:: Written request ::
Below are records; please write out exactly the lines from the first line through the line containing "let offset = 0.223, barW = 0.115;", with no pictures.

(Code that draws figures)
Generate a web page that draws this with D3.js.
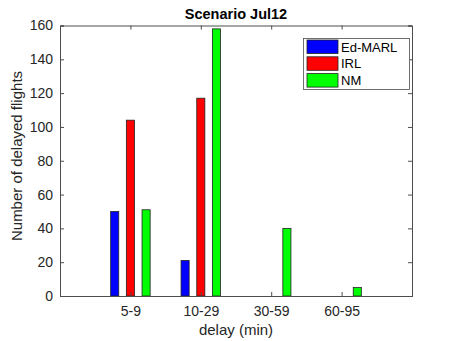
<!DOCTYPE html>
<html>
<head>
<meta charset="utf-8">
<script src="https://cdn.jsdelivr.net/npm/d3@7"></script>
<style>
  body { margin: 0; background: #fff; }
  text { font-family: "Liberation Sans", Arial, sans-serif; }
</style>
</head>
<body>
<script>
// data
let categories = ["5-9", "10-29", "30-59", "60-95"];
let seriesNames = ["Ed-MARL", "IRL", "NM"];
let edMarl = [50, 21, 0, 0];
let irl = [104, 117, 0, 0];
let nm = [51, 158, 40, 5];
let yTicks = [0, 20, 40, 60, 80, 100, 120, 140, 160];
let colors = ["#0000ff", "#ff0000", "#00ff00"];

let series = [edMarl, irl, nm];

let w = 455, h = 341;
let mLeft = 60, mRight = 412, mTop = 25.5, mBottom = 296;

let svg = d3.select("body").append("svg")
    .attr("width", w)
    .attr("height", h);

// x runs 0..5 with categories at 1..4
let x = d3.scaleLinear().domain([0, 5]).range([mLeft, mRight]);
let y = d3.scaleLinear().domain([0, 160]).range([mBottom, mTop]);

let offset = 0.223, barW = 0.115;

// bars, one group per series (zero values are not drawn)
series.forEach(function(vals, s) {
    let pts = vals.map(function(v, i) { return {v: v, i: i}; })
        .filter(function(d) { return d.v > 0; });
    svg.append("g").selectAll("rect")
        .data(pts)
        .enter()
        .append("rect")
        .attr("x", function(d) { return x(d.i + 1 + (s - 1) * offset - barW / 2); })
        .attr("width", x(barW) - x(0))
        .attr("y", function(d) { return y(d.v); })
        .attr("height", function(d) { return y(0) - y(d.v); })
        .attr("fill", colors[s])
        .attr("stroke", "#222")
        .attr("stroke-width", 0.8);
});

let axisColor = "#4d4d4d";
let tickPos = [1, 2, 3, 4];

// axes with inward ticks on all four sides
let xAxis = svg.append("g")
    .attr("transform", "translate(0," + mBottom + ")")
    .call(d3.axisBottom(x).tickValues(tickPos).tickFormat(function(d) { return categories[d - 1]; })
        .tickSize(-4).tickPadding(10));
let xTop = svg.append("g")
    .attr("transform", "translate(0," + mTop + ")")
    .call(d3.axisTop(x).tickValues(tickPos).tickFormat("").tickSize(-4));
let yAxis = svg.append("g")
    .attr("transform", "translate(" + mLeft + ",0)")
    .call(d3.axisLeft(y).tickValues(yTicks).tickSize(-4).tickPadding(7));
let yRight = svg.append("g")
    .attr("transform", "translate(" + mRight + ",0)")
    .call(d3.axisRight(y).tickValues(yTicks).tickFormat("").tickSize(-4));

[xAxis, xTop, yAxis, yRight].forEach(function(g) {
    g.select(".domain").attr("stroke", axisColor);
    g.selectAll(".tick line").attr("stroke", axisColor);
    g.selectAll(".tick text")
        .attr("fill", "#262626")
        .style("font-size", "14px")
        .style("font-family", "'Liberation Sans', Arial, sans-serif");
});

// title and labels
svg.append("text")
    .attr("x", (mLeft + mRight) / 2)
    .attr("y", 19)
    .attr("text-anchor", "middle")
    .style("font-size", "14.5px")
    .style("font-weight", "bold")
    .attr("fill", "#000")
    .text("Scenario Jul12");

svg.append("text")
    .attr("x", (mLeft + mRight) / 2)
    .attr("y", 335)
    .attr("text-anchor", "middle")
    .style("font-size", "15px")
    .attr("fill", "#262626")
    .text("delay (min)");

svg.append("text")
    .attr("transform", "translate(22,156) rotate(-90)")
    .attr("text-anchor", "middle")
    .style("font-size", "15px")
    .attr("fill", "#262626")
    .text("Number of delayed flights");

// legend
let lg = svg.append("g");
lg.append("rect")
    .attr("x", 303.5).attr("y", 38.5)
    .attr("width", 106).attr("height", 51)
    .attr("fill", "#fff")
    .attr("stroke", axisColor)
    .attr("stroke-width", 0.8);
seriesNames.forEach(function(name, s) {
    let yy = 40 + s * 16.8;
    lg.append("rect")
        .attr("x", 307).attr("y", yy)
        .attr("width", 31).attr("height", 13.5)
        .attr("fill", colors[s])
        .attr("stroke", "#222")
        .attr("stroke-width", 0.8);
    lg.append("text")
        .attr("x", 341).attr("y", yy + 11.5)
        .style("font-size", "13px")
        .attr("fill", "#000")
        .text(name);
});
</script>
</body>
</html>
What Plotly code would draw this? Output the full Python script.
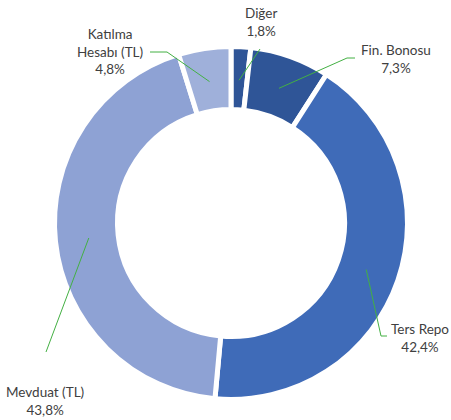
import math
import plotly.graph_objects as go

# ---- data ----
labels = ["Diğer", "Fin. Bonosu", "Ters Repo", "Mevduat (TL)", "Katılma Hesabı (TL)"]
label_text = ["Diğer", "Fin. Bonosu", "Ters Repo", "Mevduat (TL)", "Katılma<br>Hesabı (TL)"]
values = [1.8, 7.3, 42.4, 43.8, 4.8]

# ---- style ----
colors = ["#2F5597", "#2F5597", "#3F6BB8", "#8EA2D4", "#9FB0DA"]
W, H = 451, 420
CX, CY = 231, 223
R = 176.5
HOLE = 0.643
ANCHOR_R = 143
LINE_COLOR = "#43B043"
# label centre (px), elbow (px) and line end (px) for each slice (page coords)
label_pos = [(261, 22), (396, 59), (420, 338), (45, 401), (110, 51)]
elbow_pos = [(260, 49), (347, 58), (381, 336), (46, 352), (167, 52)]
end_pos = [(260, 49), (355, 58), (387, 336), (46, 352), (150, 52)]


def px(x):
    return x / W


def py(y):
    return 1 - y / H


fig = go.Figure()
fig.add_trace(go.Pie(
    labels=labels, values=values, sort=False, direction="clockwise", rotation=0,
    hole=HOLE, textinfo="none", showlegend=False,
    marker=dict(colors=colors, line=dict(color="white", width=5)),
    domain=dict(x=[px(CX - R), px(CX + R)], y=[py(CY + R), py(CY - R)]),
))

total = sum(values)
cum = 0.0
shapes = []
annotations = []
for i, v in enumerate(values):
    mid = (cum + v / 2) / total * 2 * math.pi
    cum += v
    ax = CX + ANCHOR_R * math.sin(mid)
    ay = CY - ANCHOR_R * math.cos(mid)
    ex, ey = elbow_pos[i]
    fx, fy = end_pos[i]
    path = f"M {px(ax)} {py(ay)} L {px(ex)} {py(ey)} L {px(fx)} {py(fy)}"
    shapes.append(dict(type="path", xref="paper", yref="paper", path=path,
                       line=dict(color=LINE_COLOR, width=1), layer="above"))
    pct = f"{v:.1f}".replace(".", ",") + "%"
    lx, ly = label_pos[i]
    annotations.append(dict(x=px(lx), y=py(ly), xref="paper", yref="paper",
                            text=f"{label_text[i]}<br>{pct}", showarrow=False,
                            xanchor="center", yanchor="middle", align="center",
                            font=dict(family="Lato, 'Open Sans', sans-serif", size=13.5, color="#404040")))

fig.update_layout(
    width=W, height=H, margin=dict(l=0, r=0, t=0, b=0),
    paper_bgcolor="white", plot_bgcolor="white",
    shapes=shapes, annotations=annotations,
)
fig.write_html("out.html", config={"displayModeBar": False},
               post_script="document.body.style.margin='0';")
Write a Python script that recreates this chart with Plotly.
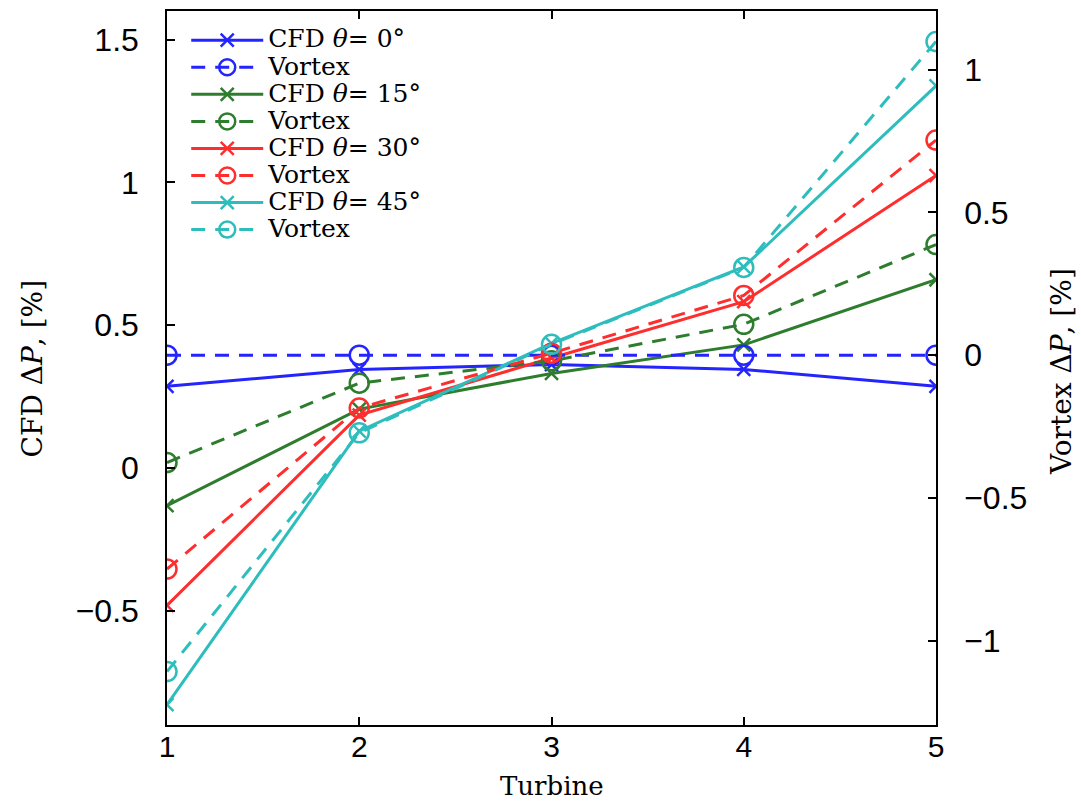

:: Completed exercise ::
Generate a web page that draws this with D3.js.
<!DOCTYPE html>
<html>
<head>
<meta charset="utf-8">
<script src="https://cdn.jsdelivr.net/npm/d3@7"></script>
<style>
  body { margin: 0; background: #fff; }
  text { font-family: "Liberation Sans", Arial, sans-serif; }
</style>
</head>
<body>
<script>
// data
let categories = ["5-9", "10-29", "30-59", "60-95"];
let seriesNames = ["Ed-MARL", "IRL", "NM"];
let edMarl = [50, 21, 0, 0];
let irl = [104, 117, 0, 0];
let nm = [51, 158, 40, 5];
let yTicks = [0, 20, 40, 60, 80, 100, 120, 140, 160];
let colors = ["#0000ff", "#ff0000", "#00ff00"];

let series = [edMarl, irl, nm];

let w = 455, h = 341;
let mLeft = 60, mRight = 412, mTop = 25.5, mBottom = 296;

let svg = d3.select("body").append("svg")
    .attr("width", w)
    .attr("height", h);

// x runs 0..5 with categories at 1..4
let x = d3.scaleLinear().domain([0, 5]).range([mLeft, mRight]);
let y = d3.scaleLinear().domain([0, 160]).range([mBottom, mTop]);

let offset = 0.223, barW = 0.115;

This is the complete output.